Y, en efecto. Vamos sorteando las montañas entre los ríos Kura y Aragva; el viajero tiene ante los ojos el panorama desolado de Mzjet, la antigua capital de Georgia, hoy en ruinas, con sus torres y sus templos milenarios desmoronándose poco a poco, cuando súbitamente aparece ante él la inevitable estatua de Lenin con el brazo adelantado en ademán tribunicio –esta horrible estatua de la que se ha hecho una edición de millares de ejemplares- y a su espalda unos formidables edificios de cementos, una presa, unas turbinas, unas chimeneas y, dominándolo todo, la estrella roja de los soviets.
El contraste entre los dos paisajes, el paisaje medieval de Mzjet y el paisaje moderno de la gran obra hidroeléctrica soviética, no puede ser más elocuente.
Hay que rendirse a la evidencia.

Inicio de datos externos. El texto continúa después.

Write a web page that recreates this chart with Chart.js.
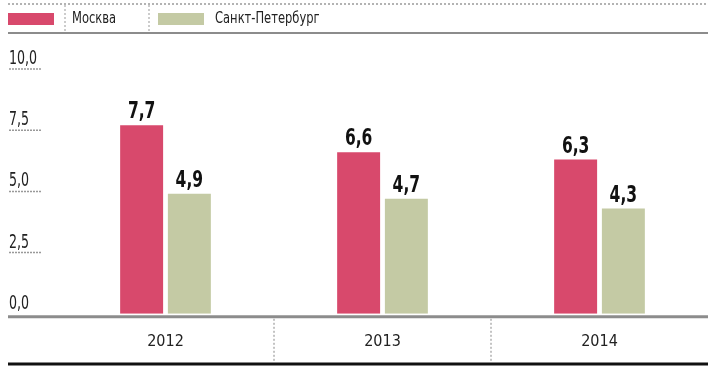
<!DOCTYPE html>
<html>
<head>
<meta charset="utf-8">
<script src="https://cdn.jsdelivr.net/npm/chart.js@4"></script>
<style>
  html, body { margin: 0; padding: 0; background: #fff; }
  #wrap { width: 708px; height: 370px; }
</style>
</head>
<body>
<div id="wrap"><canvas id="chart" width="708" height="370"></canvas></div>
<script>
const years = ['2012', '2013', '2014'];
const moscow = [7.7, 6.6, 6.3];
const spb = [4.9, 4.7, 4.3];
const seriesNames = ['Москва', 'Санкт-Петербург'];
const yTicks = [0, 2.5, 5, 7.5, 10];

const RED = '#d8496c';
const GREEN = '#c4caa4';
const TEXT = '#222';
const FONT = "'Liberation Sans Narrow', 'DejaVu Sans Condensed', 'Arial Narrow', sans-serif";

const fmt = v => v.toFixed(1).replace('.', ',');

// узкий текст: сжимаем по горизонтали
function narrowText(ctx, text, x, y, sx) {
  ctx.save();
  ctx.translate(x, y);
  ctx.scale(sx, 1);
  ctx.fillText(text, 0, 0);
  ctx.restore();
}

// рамка, легенда, подписи оси Y и значения над столбцами
const decor = {
  id: 'decor',
  beforeDraw(chart) {
    const ctx = chart.ctx;
    const W = chart.width;
    ctx.save();
    // пунктир сверху
    ctx.strokeStyle = '#9a9a9a';
    ctx.lineWidth = 1.5;
    ctx.setLineDash([2, 2]);
    ctx.beginPath(); ctx.moveTo(8, 4); ctx.lineTo(W, 4); ctx.stroke();
    // разделители легенды
    ctx.lineWidth = 1;
    [65, 149].forEach(x => {
      ctx.beginPath(); ctx.moveTo(x, 5); ctx.lineTo(x, 33); ctx.stroke();
    });
    ctx.setLineDash([]);
    ctx.strokeStyle = '#8c8c8c';
    ctx.lineWidth = 2;
    ctx.beginPath(); ctx.moveTo(8, 33); ctx.lineTo(W, 33); ctx.stroke();

    // легенда
    const ds = chart.data.datasets;
    const items = [{ x: 8, tx: 72 }, { x: 158, tx: 215 }];
    ctx.font = '16px ' + FONT;
    ctx.textBaseline = 'middle';
    ctx.textAlign = 'left';
    items.forEach((it, i) => {
      ctx.fillStyle = ds[i].backgroundColor;
      ctx.fillRect(it.x, 13, 46, 12);
      ctx.fillStyle = TEXT;
      narrowText(ctx, ds[i].label, it.tx, 19, 0.8);
    });

    // подписи оси Y с подчёркиванием
    const y = chart.scales.y;
    ctx.font = '20px ' + FONT;
    ctx.textBaseline = 'alphabetic';
    yTicks.forEach(v => {
      const py = y.getPixelForValue(v);
      ctx.fillStyle = TEXT;
      narrowText(ctx, fmt(v), 9, py - 5, 0.7);
      if (v > 0) {
        ctx.strokeStyle = '#999';
        ctx.lineWidth = 1.5;
        ctx.setLineDash([2, 1]);
        ctx.beginPath(); ctx.moveTo(9, py); ctx.lineTo(42, py); ctx.stroke();
        ctx.setLineDash([]);
      }
    });
    ctx.restore();
  },
  afterDatasetsDraw(chart) {
    const ctx = chart.ctx;
    const area = chart.chartArea;
    const W = chart.width;
    const xs = chart.scales.x;
    ctx.save();
    // базовая линия
    ctx.strokeStyle = '#8c8c8c';
    ctx.lineWidth = 3;
    ctx.beginPath(); ctx.moveTo(8, area.bottom + 3); ctx.lineTo(W, area.bottom + 3); ctx.stroke();
    // нижняя чёрная линия
    ctx.strokeStyle = '#111';
    ctx.lineWidth = 3;
    ctx.beginPath(); ctx.moveTo(8, 364); ctx.lineTo(W, 364); ctx.stroke();
    // пунктирные разделители между годами
    ctx.strokeStyle = '#888';
    ctx.lineWidth = 1;
    ctx.setLineDash([2, 2]);
    for (let i = 1; i < years.length; i++) {
      const x = (xs.getPixelForValue(i - 1) + xs.getPixelForValue(i)) / 2;
      ctx.beginPath(); ctx.moveTo(x, area.bottom + 5); ctx.lineTo(x, 362); ctx.stroke();
    }
    ctx.setLineDash([]);
    // значения над столбцами
    ctx.font = 'bold 23px ' + FONT;
    ctx.fillStyle = '#111';
    ctx.textAlign = 'center';
    ctx.textBaseline = 'alphabetic';
    chart.data.datasets.forEach((d, di) => {
      chart.getDatasetMeta(di).data.forEach((bar, i) => {
        narrowText(ctx, fmt(d.data[i]), bar.x, bar.y - 7, 0.75);
      });
    });
    ctx.restore();
  }
};

new Chart(document.getElementById('chart'), {
  type: 'bar',
  data: {
    labels: years,
    datasets: [
      { label: seriesNames[0], data: moscow, backgroundColor: RED },
      { label: seriesNames[1], data: spb, backgroundColor: GREEN }
    ]
  },
  options: {
    responsive: false,
    animation: false,
    events: [],
    layout: { padding: { top: 69, left: 57, right: 0, bottom: 1 } },
    datasets: { bar: { categoryPercentage: 0.44, barPercentage: 0.9 } },
    plugins: { legend: { display: false }, tooltip: { enabled: false } },
    scales: {
      x: {
        grid: { display: false, drawTicks: false },
        border: { display: false },
        ticks: { color: TEXT, font: { family: FONT, size: 16 }, padding: 18 }
      },
      y: {
        display: false,
        min: 0, max: 10,
        ticks: { stepSize: 2.5 }
      }
    }
  },
  plugins: [decor]
});
</script>
</body>
</html>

Los bolcheviques son unos teorizantes insoportables, han dictado millares de disposiciones gubernamentales que no se cumplen, se han equivocado, tropiezan, se caen, rectifican… Por encima de todo, como prodigio de voluntad, una voluntad heroica capaz de vender tanto las dificultades exteriores como la propia incapacidad, existe hoy en Rusia una obra de gobierno puramente soviética que ha llegado a la entraña del país.
No, la revolución comunista no es una revolución hecha sobre el papel.